• [REQUIRED TASK]
Your task is to reproduce, verbatim and without pictures, the lines from the opening of the listing through the line containing "const channelEnd = 408;".

• [DATA SEGMENT]
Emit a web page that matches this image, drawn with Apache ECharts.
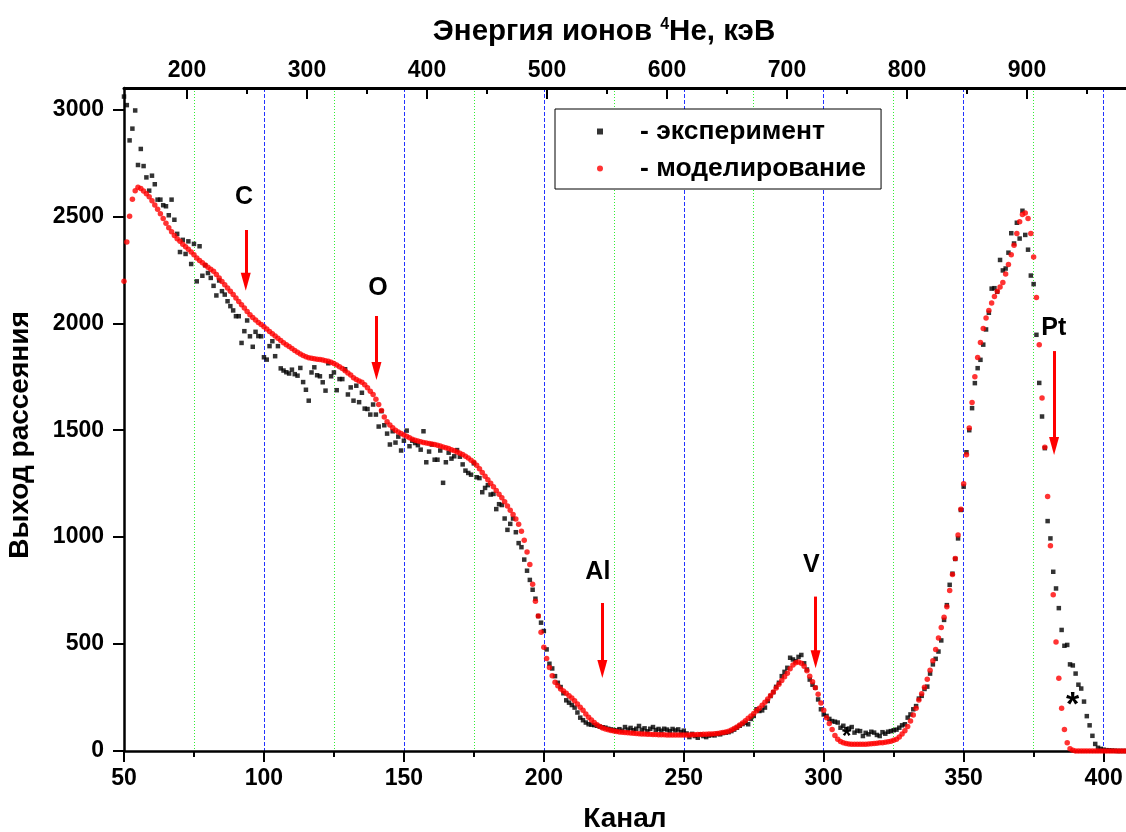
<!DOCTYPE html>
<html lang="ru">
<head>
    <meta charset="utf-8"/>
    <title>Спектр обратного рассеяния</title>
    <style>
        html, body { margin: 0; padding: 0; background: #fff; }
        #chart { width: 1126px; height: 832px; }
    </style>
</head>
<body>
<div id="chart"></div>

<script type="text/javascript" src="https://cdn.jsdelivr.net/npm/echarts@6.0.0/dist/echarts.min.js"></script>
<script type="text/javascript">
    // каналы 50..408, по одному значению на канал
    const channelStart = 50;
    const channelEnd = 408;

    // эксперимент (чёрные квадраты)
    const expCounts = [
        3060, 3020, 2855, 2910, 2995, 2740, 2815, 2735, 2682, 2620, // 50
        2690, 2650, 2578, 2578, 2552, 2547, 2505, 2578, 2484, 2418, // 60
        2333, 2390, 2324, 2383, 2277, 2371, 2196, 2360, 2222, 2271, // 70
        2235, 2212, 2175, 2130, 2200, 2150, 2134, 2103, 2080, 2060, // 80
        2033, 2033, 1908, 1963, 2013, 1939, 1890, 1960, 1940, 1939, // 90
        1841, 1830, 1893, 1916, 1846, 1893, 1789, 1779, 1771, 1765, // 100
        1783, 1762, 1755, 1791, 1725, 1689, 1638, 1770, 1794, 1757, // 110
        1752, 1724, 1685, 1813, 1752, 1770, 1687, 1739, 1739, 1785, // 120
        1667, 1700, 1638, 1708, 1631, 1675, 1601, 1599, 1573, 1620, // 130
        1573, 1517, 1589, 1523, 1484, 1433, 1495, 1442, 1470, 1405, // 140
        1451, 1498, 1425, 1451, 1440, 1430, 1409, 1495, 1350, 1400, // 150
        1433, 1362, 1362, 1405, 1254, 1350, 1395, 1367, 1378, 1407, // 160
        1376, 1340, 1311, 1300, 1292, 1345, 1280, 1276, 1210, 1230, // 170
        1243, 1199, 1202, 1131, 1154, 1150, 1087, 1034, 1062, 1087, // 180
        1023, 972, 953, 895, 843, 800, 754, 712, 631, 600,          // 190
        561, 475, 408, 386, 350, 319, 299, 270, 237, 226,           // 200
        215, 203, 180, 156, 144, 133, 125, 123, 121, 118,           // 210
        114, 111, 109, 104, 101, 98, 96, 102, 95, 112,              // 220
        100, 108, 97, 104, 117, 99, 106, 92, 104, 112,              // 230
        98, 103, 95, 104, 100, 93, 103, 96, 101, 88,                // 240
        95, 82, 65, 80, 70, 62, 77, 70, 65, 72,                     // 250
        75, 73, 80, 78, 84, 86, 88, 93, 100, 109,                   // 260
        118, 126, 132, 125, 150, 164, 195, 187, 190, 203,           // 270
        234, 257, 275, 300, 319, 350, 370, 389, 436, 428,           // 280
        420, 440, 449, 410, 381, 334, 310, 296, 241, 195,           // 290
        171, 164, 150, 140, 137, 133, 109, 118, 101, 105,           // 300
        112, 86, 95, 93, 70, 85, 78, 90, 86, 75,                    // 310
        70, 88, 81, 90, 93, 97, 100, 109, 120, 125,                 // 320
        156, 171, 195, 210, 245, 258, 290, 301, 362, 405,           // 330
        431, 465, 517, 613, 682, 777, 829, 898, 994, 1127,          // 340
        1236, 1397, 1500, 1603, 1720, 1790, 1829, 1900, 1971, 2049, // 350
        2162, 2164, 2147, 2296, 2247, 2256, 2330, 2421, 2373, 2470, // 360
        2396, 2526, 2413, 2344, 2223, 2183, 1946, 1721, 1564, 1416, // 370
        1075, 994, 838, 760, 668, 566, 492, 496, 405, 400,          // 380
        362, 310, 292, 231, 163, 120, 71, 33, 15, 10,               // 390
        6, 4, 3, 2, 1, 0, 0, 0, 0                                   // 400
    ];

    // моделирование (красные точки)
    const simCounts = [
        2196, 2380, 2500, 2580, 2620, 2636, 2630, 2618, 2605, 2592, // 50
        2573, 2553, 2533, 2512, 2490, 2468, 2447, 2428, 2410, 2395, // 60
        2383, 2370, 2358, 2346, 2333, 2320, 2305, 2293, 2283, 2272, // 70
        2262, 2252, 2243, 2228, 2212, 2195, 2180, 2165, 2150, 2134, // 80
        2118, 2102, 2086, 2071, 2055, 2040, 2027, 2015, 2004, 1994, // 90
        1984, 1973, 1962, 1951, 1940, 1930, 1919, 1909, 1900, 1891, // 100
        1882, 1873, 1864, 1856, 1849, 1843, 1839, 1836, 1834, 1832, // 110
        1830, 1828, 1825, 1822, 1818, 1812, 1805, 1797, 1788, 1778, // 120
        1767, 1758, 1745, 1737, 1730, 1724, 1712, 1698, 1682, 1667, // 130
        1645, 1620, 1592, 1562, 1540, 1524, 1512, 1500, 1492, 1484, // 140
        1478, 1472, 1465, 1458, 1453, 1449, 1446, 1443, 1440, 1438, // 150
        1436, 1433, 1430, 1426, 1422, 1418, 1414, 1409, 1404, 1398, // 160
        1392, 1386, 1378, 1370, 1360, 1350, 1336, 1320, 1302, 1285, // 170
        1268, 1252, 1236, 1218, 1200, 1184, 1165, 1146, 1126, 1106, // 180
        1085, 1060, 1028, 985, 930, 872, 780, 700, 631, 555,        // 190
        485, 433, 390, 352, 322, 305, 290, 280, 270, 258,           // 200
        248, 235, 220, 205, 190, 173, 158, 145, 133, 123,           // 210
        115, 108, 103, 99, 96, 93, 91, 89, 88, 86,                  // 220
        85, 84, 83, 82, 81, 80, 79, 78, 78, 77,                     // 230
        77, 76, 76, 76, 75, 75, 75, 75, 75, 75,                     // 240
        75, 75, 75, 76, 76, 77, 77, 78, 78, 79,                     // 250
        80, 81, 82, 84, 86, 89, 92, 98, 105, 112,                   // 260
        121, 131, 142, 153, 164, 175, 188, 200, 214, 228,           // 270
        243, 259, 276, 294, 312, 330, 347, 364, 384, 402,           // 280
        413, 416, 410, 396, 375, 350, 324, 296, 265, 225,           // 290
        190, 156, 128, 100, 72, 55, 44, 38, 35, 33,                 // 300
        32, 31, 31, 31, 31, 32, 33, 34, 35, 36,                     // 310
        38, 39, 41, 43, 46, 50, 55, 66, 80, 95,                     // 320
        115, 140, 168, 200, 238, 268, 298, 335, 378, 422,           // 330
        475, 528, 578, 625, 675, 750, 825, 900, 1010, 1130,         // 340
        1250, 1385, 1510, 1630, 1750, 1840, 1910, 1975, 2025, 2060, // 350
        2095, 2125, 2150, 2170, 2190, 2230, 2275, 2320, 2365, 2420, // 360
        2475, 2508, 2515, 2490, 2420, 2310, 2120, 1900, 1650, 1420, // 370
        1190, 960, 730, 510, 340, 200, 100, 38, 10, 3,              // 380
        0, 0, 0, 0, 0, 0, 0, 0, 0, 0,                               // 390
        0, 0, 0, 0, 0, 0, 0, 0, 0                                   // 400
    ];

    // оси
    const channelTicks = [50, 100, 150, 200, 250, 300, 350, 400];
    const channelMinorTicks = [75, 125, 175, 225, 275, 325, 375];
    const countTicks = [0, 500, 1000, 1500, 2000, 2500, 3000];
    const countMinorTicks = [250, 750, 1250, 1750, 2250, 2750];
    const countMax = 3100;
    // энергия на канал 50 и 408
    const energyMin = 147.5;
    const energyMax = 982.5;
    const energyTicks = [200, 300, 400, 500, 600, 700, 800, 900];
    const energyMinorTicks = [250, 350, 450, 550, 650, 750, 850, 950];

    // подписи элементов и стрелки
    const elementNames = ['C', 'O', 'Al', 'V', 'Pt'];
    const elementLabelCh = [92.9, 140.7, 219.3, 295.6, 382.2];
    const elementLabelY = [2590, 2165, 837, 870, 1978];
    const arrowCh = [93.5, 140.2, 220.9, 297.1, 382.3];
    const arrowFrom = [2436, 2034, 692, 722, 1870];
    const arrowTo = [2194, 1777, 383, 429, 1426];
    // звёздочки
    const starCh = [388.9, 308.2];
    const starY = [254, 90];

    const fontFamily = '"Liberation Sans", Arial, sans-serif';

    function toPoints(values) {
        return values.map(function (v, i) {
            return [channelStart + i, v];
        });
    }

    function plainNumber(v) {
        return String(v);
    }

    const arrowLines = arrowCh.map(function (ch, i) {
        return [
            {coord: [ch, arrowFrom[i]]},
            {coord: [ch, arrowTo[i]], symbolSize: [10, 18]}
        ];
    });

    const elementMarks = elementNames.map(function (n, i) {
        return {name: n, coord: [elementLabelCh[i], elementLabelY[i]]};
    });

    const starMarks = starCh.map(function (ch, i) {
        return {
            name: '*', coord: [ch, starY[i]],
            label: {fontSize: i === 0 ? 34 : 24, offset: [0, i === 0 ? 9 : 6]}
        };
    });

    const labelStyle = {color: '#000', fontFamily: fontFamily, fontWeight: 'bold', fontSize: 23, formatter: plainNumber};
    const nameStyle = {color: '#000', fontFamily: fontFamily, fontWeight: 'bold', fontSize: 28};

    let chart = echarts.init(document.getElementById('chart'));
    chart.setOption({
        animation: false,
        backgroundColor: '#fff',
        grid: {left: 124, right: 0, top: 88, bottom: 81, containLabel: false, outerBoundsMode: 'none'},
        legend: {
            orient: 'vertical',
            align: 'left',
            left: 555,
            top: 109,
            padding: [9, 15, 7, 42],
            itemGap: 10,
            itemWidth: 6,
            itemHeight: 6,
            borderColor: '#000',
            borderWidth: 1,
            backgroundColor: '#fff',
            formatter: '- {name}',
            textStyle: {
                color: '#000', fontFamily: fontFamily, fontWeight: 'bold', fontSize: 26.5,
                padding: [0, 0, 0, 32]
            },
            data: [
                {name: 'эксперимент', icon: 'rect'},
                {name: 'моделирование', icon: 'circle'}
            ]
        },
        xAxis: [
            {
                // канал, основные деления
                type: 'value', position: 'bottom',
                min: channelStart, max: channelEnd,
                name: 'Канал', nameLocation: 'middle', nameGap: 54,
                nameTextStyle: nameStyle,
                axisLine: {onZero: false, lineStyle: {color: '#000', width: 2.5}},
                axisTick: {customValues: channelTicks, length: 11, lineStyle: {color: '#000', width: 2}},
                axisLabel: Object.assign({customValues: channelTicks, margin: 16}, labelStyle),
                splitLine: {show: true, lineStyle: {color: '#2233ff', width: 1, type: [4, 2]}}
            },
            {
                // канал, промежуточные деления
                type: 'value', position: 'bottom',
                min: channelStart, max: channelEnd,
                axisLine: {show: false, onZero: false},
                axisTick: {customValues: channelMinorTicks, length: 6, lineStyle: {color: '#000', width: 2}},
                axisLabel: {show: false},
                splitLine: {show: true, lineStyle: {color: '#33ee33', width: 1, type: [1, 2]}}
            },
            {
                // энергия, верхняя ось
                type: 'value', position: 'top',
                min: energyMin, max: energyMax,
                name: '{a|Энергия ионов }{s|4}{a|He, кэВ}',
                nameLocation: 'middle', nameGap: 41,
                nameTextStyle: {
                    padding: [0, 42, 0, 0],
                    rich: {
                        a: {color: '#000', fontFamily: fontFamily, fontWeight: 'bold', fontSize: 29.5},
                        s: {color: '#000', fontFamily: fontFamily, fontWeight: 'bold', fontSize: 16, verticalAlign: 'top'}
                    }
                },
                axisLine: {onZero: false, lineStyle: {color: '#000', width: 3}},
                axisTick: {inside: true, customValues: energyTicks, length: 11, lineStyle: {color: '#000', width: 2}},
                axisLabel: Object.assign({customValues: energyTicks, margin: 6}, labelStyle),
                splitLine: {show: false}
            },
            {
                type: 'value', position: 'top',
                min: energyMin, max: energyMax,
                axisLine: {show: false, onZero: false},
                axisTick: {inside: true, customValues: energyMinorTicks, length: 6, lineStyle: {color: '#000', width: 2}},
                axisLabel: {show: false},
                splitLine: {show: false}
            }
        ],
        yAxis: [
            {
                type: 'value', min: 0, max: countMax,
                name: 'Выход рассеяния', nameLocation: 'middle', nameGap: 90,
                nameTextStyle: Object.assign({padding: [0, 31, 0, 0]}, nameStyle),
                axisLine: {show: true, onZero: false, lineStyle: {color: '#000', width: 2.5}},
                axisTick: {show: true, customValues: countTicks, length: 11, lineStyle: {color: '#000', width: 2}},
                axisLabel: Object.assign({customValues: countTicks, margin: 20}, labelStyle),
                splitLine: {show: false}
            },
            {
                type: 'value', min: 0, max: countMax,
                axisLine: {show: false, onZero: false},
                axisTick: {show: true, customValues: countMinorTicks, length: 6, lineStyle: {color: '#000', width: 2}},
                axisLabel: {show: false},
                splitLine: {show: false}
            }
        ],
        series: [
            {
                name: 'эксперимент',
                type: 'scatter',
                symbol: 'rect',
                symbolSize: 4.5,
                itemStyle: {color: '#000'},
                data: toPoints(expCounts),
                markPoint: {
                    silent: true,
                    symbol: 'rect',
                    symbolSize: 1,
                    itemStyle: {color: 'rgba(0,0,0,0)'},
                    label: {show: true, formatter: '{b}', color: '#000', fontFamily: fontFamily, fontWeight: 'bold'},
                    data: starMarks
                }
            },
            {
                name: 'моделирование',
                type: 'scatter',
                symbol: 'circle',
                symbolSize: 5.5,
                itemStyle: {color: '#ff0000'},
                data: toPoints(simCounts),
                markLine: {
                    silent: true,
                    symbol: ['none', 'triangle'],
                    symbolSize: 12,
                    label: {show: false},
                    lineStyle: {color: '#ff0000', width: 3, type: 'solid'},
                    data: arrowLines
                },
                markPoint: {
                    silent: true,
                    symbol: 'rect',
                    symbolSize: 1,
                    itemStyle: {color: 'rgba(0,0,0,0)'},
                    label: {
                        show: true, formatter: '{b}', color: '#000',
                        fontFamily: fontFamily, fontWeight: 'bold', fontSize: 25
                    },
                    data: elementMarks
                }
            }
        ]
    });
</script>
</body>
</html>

• [THE OUTPUT]
Emit a web page that matches this image, drawn with Apache ECharts.
<!DOCTYPE html>
<html lang="ru">
<head>
    <meta charset="utf-8"/>
    <title>Спектр обратного рассеяния</title>
    <style>
        html, body { margin: 0; padding: 0; background: #fff; }
        #chart { width: 1126px; height: 832px; }
    </style>
</head>
<body>
<div id="chart"></div>

<script type="text/javascript" src="https://cdn.jsdelivr.net/npm/echarts@6.0.0/dist/echarts.min.js"></script>
<script type="text/javascript">
    // каналы 50..408, по одному значению на канал
    const channelStart = 50;
    const channelEnd = 408;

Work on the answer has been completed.